Mitae Ramen was a small Japanese restaurant located at 750 Saint Clair Street, in Costa Mesa, Orange County, California. (For locals: just off Bristol Street, close to the big freeway triangle where the 55, 405, and 73 don’t quite intersect.) The food was cheap, the servings generous, and the service pretty quick. Their sushi was kind of mediocre — though, to be fair, I was entirely spoiled by the excellent Hapi Sushi in Laguna Beach — but then again, the place wasn’t called Mitae Sushi, now was it? No. Mitae was for soup and noodles, and in this area it did not disappoint.

Those of you who know ramen only as the prepackaged just-add-water noodles available in most American supermarkets and the staple food of college students are in for a surprise, and I can think of no better place than Mitae Ramen to receive this revelation. Real ramen involves a combination of noodles and broth, yes, but there’s a lot more to that broth than salt and rehydrated soy sauce extract. It comes in a huge bowl (bigger than my head!) with vegetables and meat and miso, depending on what kind you order. And that’s just the default. There are lots of other potential toppings: boiled egg, tofu, corn, butter, and wakame seaweed as well, all available at Mitae for a small additional charge. On many occasions, I enjoyed the shoyu ramen (made with a traditional dashi-type stock) and miso ramen at Mitae, and both were excellent for under $7.

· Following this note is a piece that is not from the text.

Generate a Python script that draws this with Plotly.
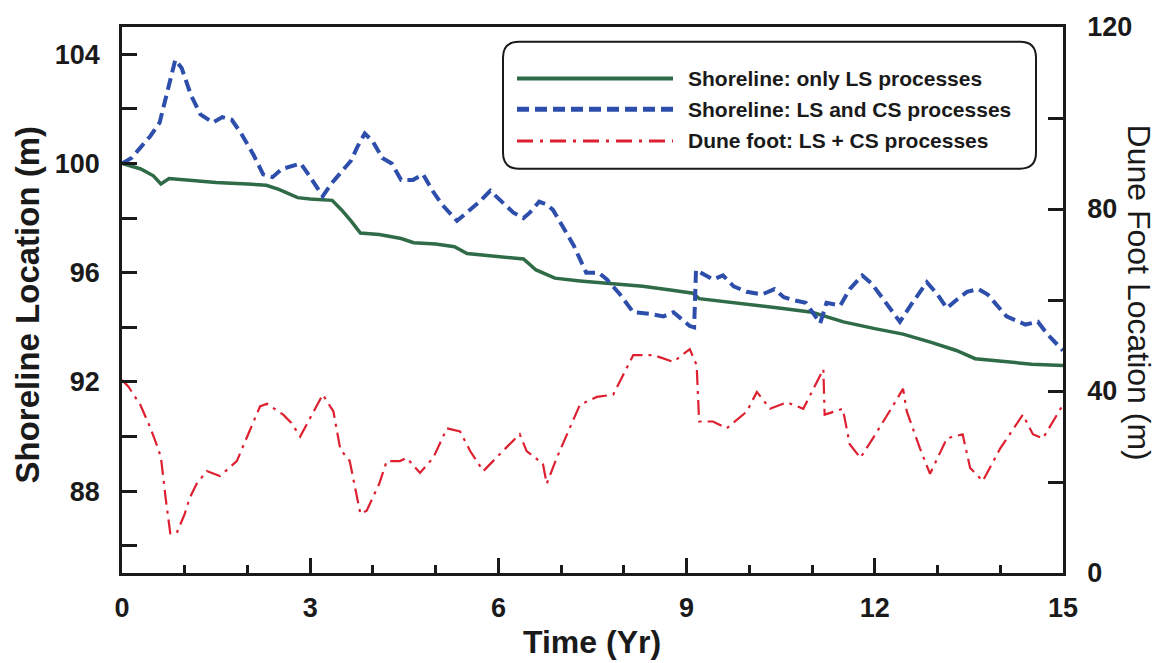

The really excellent meals, however, were the combinations, which usually involved (duh) some combination of salad, an entree, fried or curry rice, gyoza, inari, and/or a small portion of California roll. Entrees included chicken teriyaki, beef teriyaki, yakisoba, ramen, and — joy of joys, hiyashi soba. Ordering the latter combo meal would result in my receiving four pieces of California roll and an enormous plate of delicious cold soba noodles in the vinegary sauce of my dreams, topped with raw cucumber diced into matchsticks, strips of omelette, slices of that weirdly sweet red-edged meat that turns up in Japanese food from time to time (char siu or chaasu; barbecued pork), and ringlets of green circled onions, with a healthy dollop of wasabi on the side to spice things up as much as you like. It’s fantastic. You could add a bowl of miso soup if you absolutely needed something warm, but I couldn’t finish the entire plate last time I ordered this.

Back in the day (literally six years ago now), the most expensive item on the Mitae menu was a sushi special for $9.99. Other specials included vegetable and shrimp tempura, crunchy roll and/or California roll, or a halfsize order of shoyu ramen with crunchy roll (the latter very nice if you were looking for just a little bit of sushi). In addition to the hiyashi soba I praised so highly earlier, there were a few other cold dishes: chicken salad over cold noodles, tofu salad on cold noodles, and hiyashi chuka (chicken, tomato, cucumber, corn, and wakame) on cold noodles. All meals included pickled cabbage and iced tea, but Mitae also had a liquor license, so you could have sake or beer with your meal, if you so chose.

Goodbye, Mitae Ramen. I will always remember you fondly.